Ideas
Bihar Chief Minister Nitish Kumar and Deputy Chief Minister Sushil Modi. (AP Dube/Hindustan Times via Getty Images)
It has been argued in certain circles for some months now, that the manner in which states like Bihar have battled the Wuhan Virus, calls for a lifting of the ‘Bimaru’ tag.
As the latest epidemic data shows, the government of Bihar has acted in exemplary fashion to stem the spread of the contagion, and push festering clusters into sustained decline.
This is remarkable, considering that there were no sample testing centres in the state, when the first outbreaks were reported there in late March.
From those early days, and through multiple waves of infections, an aggressive effort to build up capacity now seems to be paying off.
As on date, the daily case counts show a declining trend. From a high of over 4,000 cases a day in early August, the numbers have been brought down to around 2,000.

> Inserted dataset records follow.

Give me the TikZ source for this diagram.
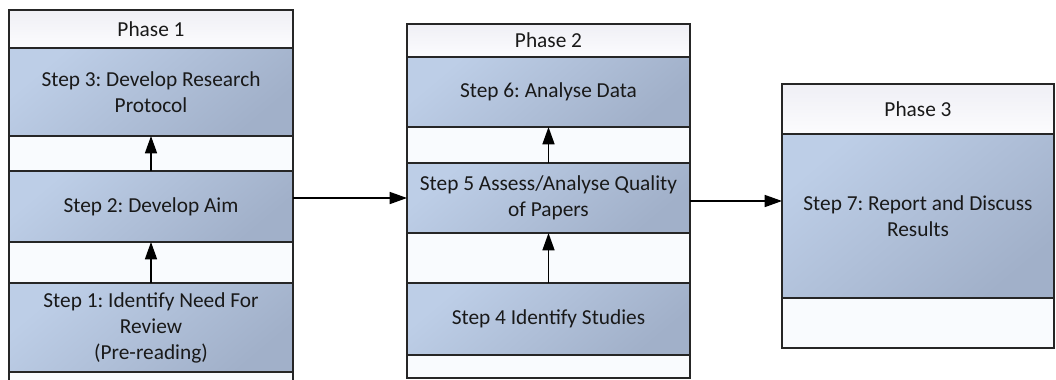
\documentclass[tikz,border=0pt]{standalone}
\usepackage{fontspec}
\setmainfont{Carlito}
\usetikzlibrary{arrows.meta}
\frenchspacing

\definecolor{steplight}{HTML}{BDCEE7}
\definecolor{stepdark}{HTML}{A1B0C9}
\definecolor{headtop}{HTML}{EFEFF5}
\definecolor{headbot}{HTML}{FCFCFE}
\definecolor{gapfill}{HTML}{F9FBFE}

\tikzset{
  dims/.style 2 args={minimum width=#1*0.75pt, minimum height=#2*0.75pt},
  phasecol/.style={draw=black!85, line width=0.9pt, fill=gapfill, inner sep=0pt, outer sep=0pt},
  phasehead/.style={draw=black!85, line width=0.9pt, top color=headtop, bottom color=headbot, inner sep=0pt, outer sep=0pt},
  stepbox/.style={draw=black!85, line width=0.9pt, top color=steplight, bottom color=stepdark, shading angle=40, inner sep=0pt, outer sep=0pt, align=center},
  link/.style={line width=1.2pt, -{Triangle[length=13pt,width=9pt]}}
}

\begin{document}
\begin{tikzpicture}[x=0.75pt, y=-0.75pt, font=\fontsize{16}{19.5}\selectfont, text=black!90]
        \useasboundingbox (0,0) rectangle (1056,379);
        \clip (0,0) rectangle (1056,379);

        % phase 1
        \node[phasecol, dims={284}{376}] (p1) at (151, 198) {};
        \node[phasehead, dims={284}{38}] (h1) at (151, 29) {Phase 1};
        \node[stepbox, dims={284}{88}] (s3) at (151, 92) {Step 3: Develop Research\\Protocol};
        \node[stepbox, dims={284}{71}] (s2) at (151, 206.5) {Step 2: Develop Aim};
        \node[stepbox, dims={284}{89}] (s1) at (151, 327.5) {Step 1: Identify Need For\\Review\\(Pre-reading)};

        % phase 2
        \node[phasecol, dims={283}{354}] (p2) at (548.5, 201) {};
        \node[phasehead, dims={283}{33}] (h2) at (548.5, 40.5) {Phase 2};
        \node[stepbox, dims={283}{70}] (s6) at (548.5, 92) {Step 6: Analyse Data};
        \node[stepbox, dims={283}{70}] (s5) at (548.5, 198) {Step 5 Assess/Analyse Quality\\of Papers};
        \node[stepbox, dims={283}{72}] (s4) at (548.5, 319) {Step 4 Identify Studies};

        % phase 3
        \node[phasecol, dims={272}{264}] (p3) at (918, 216) {};
        \node[phasehead, dims={272}{50}] (h3) at (918, 109) {Phase 3};
        \node[stepbox, dims={272}{164}] (s7) at (918, 216) {Step 7: Report and Discuss\\Results};

        \draw[link] (s1) -- (s2);
        \draw[link] (s2) -- (s3);
        \draw[link] (s4) -- (s5);
        \draw[link] (s5) -- (s6);

        \draw[link] (p1.east) -- (p1.east -| p2.west);
        \draw[link] (p2.east) -- (p2.east -| p3.west);

    \end{tikzpicture}
\end{document}
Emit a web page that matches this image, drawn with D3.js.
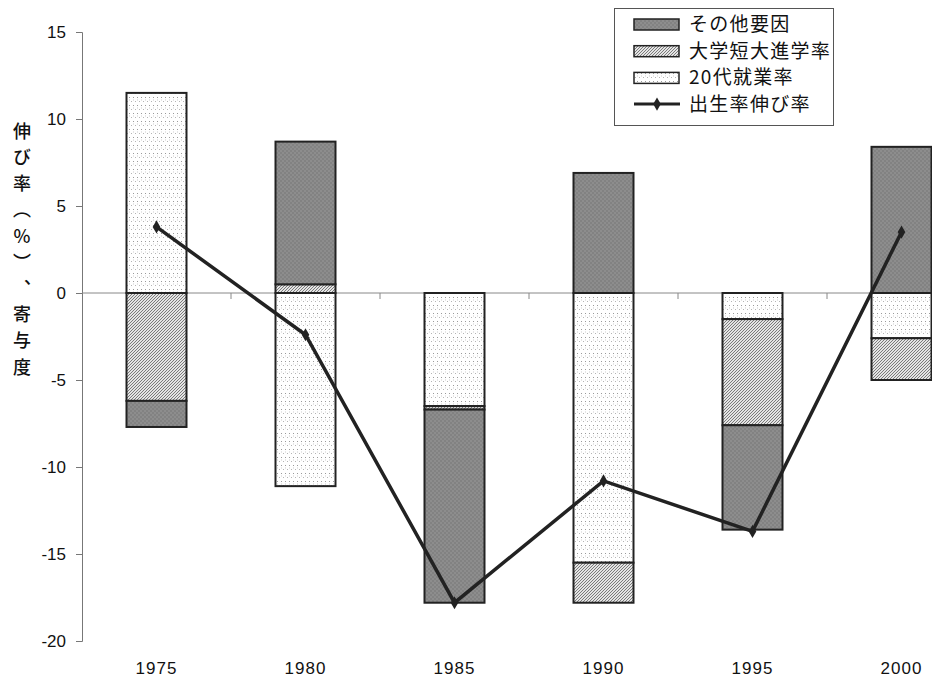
<!DOCTYPE html>
<html>
<head>
<meta charset="utf-8">
<script src="https://cdn.jsdelivr.net/npm/d3@7"></script>
<style>
  html, body { margin: 0; padding: 0; background: #fff; }
  svg { display: block; }
  text { font-family: "Noto Sans CJK JP", "Noto Sans", sans-serif; fill: #111; }
</style>
</head>
<body>
<svg id="chart" width="932" height="679"></svg>
<script>
// Years on the x axis
const years = ["1975", "1980", "1985", "1990", "1995", "2000"];
// Contributions (percentage points) of each factor
const employment20s = [11.5, -11.1, -6.5, -15.5, -1.5, -2.6];   // 20代就業率
const collegeRate   = [-6.2, 0.5, -0.2, -2.3, -6.1, -2.4];      // 大学短大進学率
const otherFactors  = [-1.5, 8.2, -11.1, 6.9, -6.0, 8.4];       // その他要因
// Birth-rate growth (%)
const birthGrowth   = [3.8, -2.4, -17.8, -10.8, -13.7, 3.5];    // 出生率伸び率
const yTicks = [15, 10, 5, 0, -5, -10, -15, -20];
const yTitle = "伸び率（%）、寄与度";

const seriesKeys = ["emp", "col", "oth"];
const seriesNames = { oth: "その他要因", col: "大学短大進学率", emp: "20代就業率" };

const svg = d3.select("#chart");
const defs = svg.append("defs");

// Fill patterns
const pOth = defs.append("pattern").attr("id", "pat-oth").attr("patternUnits", "userSpaceOnUse")
  .attr("width", 4).attr("height", 4);
pOth.append("rect").attr("width", 4).attr("height", 4).attr("fill", "#8d8d8d");
pOth.append("rect").attr("width", 2).attr("height", 2).attr("fill", "#828282");
pOth.append("rect").attr("x", 2).attr("y", 2).attr("width", 2).attr("height", 2).attr("fill", "#828282");

const pCol = defs.append("pattern").attr("id", "pat-col").attr("patternUnits", "userSpaceOnUse")
  .attr("width", 3).attr("height", 3);
pCol.append("rect").attr("width", 3).attr("height", 3).attr("fill", "#e4e4e4");
pCol.append("path").attr("d", "M-1,1 L1,-1 M0,3 L3,0 M2,4 L4,2")
  .attr("stroke", "#7a7a7a").attr("stroke-width", 1);

const pEmp = defs.append("pattern").attr("id", "pat-emp").attr("patternUnits", "userSpaceOnUse")
  .attr("width", 8).attr("height", 8);
pEmp.append("rect").attr("width", 8).attr("height", 8).attr("fill", "#fff");
pEmp.append("rect").attr("x", 1).attr("y", 1).attr("width", 1).attr("height", 1).attr("fill", "#9a9a9a");
pEmp.append("rect").attr("x", 5).attr("y", 1).attr("width", 1).attr("height", 1).attr("fill", "#9a9a9a");
pEmp.append("rect").attr("x", 3).attr("y", 5).attr("width", 1).attr("height", 1).attr("fill", "#b4b4b4");
pEmp.append("rect").attr("x", 7).attr("y", 5).attr("width", 1).attr("height", 1).attr("fill", "#b4b4b4");
pEmp.append("rect").attr("x", 1).attr("y", 3).attr("width", 1).attr("height", 2).attr("fill", "#e6e6e6");
pEmp.append("rect").attr("x", 5).attr("y", 3).attr("width", 1).attr("height", 2).attr("fill", "#e6e6e6");

const fills = { oth: "url(#pat-oth)", col: "url(#pat-col)", emp: "url(#pat-emp)" };

// Scales
const x0 = 82;
const bandStep = 149;
const x = d3.scaleBand().domain(years).range([x0, x0 + bandStep * years.length]).paddingInner(0).paddingOuter(0);
const y = d3.scaleLinear().domain([-20, 15]).range([641, 32]);
const barW = 60;

// Stacked data
const table = years.map((yr, i) => ({ year: yr, emp: employment20s[i], col: collegeRate[i], oth: otherFactors[i] }));
const stacked = d3.stack().keys(seriesKeys).offset(d3.stackOffsetDiverging)(table);

// Y axis
const yAxis = d3.axisLeft(y).tickValues(yTicks).tickSize(6).tickPadding(10)
  .tickFormat(d => d < 0 ? "-" + Math.abs(d) : String(d));
const gy = svg.append("g").attr("transform", `translate(${x0},0)`).call(yAxis);
gy.select(".domain").attr("stroke", "#777").attr("stroke-width", 1);
gy.selectAll(".tick line").attr("stroke", "#777");
gy.selectAll(".tick text").attr("font-size", 17).style("font-family", "'Liberation Sans', Arial, sans-serif").attr("fill", "#111");

// Zero line with category boundary ticks
svg.append("line").attr("x1", x0).attr("x2", 932).attr("y1", y(0)).attr("y2", y(0))
  .attr("stroke", "#888").attr("stroke-width", 1);
svg.selectAll(".xtick").data(years.slice(1)).enter().append("line")
  .attr("x1", d => x(d)).attr("x2", d => x(d))
  .attr("y1", y(0)).attr("y2", y(0) + 6)
  .attr("stroke", "#888");

// Bars
const layers = svg.append("g").selectAll("g").data(stacked).enter().append("g")
  .attr("fill", d => fills[d.key]);
layers.selectAll("rect").data(d => d).enter().append("rect")
  .attr("x", d => x(d.data.year) + x.bandwidth() / 2 - barW / 2)
  .attr("width", barW)
  .attr("y", d => y(Math.max(d[0], d[1])))
  .attr("height", d => Math.abs(y(d[0]) - y(d[1])))
  .attr("stroke", "#222").attr("stroke-width", 2);

// X labels
svg.selectAll(".xlabel").data(years).enter().append("text")
  .attr("x", d => x(d) + x.bandwidth() / 2).attr("y", 674)
  .attr("text-anchor", "middle").attr("font-size", 17).attr("letter-spacing", 1)
  .style("font-family", "'Liberation Sans', Arial, sans-serif")
  .text(d => d);

// Line of birth-rate growth
const cx = i => x(years[i]) + x.bandwidth() / 2;
const line = d3.line().x((d, i) => cx(i)).y(d => y(d));
svg.append("path").datum(birthGrowth).attr("d", line)
  .attr("fill", "none").attr("stroke", "#222").attr("stroke-width", 3.5).attr("stroke-linejoin", "miter");
const diamond = d3.symbol().type(d3.symbolDiamond).size(50);
svg.selectAll(".mk").data(birthGrowth).enter().append("path")
  .attr("d", diamond).attr("transform", (d, i) => `translate(${cx(i)},${y(d)})`)
  .attr("fill", "#222");

// Y axis title, one character per row (vertical forms for brackets)
const titleG = svg.append("g");
Array.from(yTitle).forEach((ch, i) => {
  titleG.append("text")
    .attr("x", 22).attr("y", 122 + i * 26.2)
    .style("writing-mode", "vertical-rl")
    .style("text-orientation", "upright")
    .attr("font-size", 18).attr("font-weight", 500)
    .text(ch);
});

// Legend
const lg = svg.append("g");
lg.append("rect").attr("x", 614.5).attr("y", 8.5).attr("width", 219).attr("height", 117)
  .attr("fill", "#fff").attr("stroke", "#555").attr("stroke-width", 1);
const legendItems = ["oth", "col", "emp"];
legendItems.forEach((k, i) => {
  const cy = 24 + i * 26.7;
  lg.append("rect").attr("x", 634).attr("y", cy - 5).attr("width", 45).attr("height", 11)
    .attr("fill", fills[k]).attr("stroke", "#222").attr("stroke-width", 1.5);
  lg.append("text").attr("x", 689).attr("y", cy + 7).attr("font-size", 19).attr("letter-spacing", 1.3).text(seriesNames[k]);
});
const ly = 24 + 3 * 26.7;
lg.append("line").attr("x1", 634).attr("x2", 680).attr("y1", ly).attr("y2", ly)
  .attr("stroke", "#222").attr("stroke-width", 3);
lg.append("path").attr("d", diamond).attr("transform", `translate(657,${ly})`).attr("fill", "#222");
lg.append("text").attr("x", 689).attr("y", ly + 7).attr("font-size", 19).attr("letter-spacing", 1.3).text("出生率伸び率");
</script>
</body>
</html>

But the important difference, in Bihar, is that the magnitude of reduction in daily case numbers is substantially more, along with reducing positivity and increased testing.
Indeed, as the chart below shows, the key factor has been the reduction in positivity. What that means in simple terms is that the health department is ahead in the race, even if there are multiple proliferations.
And for a state as large as Bihar, that means the epidemic is in check, and slowly being corralled, one ward and one panchayat at a time.
Note how the red daily cases curve, and the orange positivity curve, decline visibly in August, while the purple daily testing curve rises.
In late June, it was everyone’s worry that the Bihar numbers were perhaps not wholly representative, since there were significant fluctuations in both the daily case rates and in positivity.
Fresh clusters were being reported on a near-daily basis, and the fear was that things might spiral out of control.
That did not happen for one principal reason: the Bihar government ramped up testing levels dramatically from the last week of July onwards.
It was a spectacular effort: where between June and July the daily testing rate went up from 1,000 to 10,000, it was raised to 100,000 a day by the middle of August.
And that has made all the difference.
Today, the testing levels in the state are at a full one lakh per day, and holding. This is what has gradually pushed the case counts down. Naturally then, recovery rates have risen to 80 per cent in the state currently.
This in turn has reduced the load on the medical infrastructure, and mercifully taken some of the pressure off requirements for ICU beds and ventilators.
Now, these encouraging signs do not mean that the battle of Bihar is won. There are literally dozens of clusters still festering, across all districts of the state.
But apparently, Nitish Kumar and Sushil Modi seem to have devised an excellent formula, for targeting multiple epidemics effectively. The strategy is this: institute a disproportionately-high level of testing in selected clusters, in selected districts simultaneously, to ‘ring-fence’ them, and then move on to the next without fuss, alarm or PR.
It’s working: in East Champaran district of Bihar, with 4,381 cases, nearly one lakh tests have already been done, and recovery rates are up to 69 per cent.
In Purnia with 3,384 cases, nearly 80,000 tests have been done, and recovery is at 80 per cent. Patna — the largest cluster in the state with 18,683 cases, and the largest conurbation, has achieved a recovery of 83 per cent with over one lakh tests.
That is an amazing turnaround, effected solely by the systematic manner in which the virus was hunted down and trapped.
In contrast, the Mamata Banerjee government in adjoining West Bengal has only done about 60 per cent as much testing, with a larger number of cases (Incredulously, West Bengal is yet to institute a system of reporting tests by district on a regular basis, six months after the Wuhan Virus gripped our land).
The state’s case count is still rising consistently at a high level of over 3,000, positivity is at a strange, high plateau of over 8 per cent (an abnormal trend, since patterns from across the country show that the positivity curve goes either up or down, but rarely stays flat except when is some sort of mismatch between testing and containment).
The testing levels are still below 40,000 per day — inadequate, considering the plethora of clusters, and the state’s population size.
Further, considering the large-scale movement between West Bengal and Bihar, the risk of new clusters developing in Bihar will remain until the situation improves in West Bengal.
Indeed, West Bengal now remains the key to an easing of the epidemic in the Gangetic Plains, the East, and the North East.
The point is that there is a long way to go in Bihar before the contagion is exterminated, but the NDA government there appears to be on the right track, having devised a ‘ring-fence’ strategy of containment which works.
Your writer’s forecast, based on current data, is that even though fresh clusters would emerge in Bihar (it is inevitable), there is a high probability that the daily case count in Bihar could be down to near 1,000 by the middle of September.
Sober tenacity pays.
In comparison, vainglorious approaches like the ‘Dharavi model’, or the ‘Kerala Model’, have been shown up to be grossly ineffective.
Perhaps, it is time for people like Uddhav Thackeray and Pinarayi Vijayan to set grandstanding aside, and adopt an unpretentious Bihari ‘ring-fence’ model instead.
Public health is more important than public image.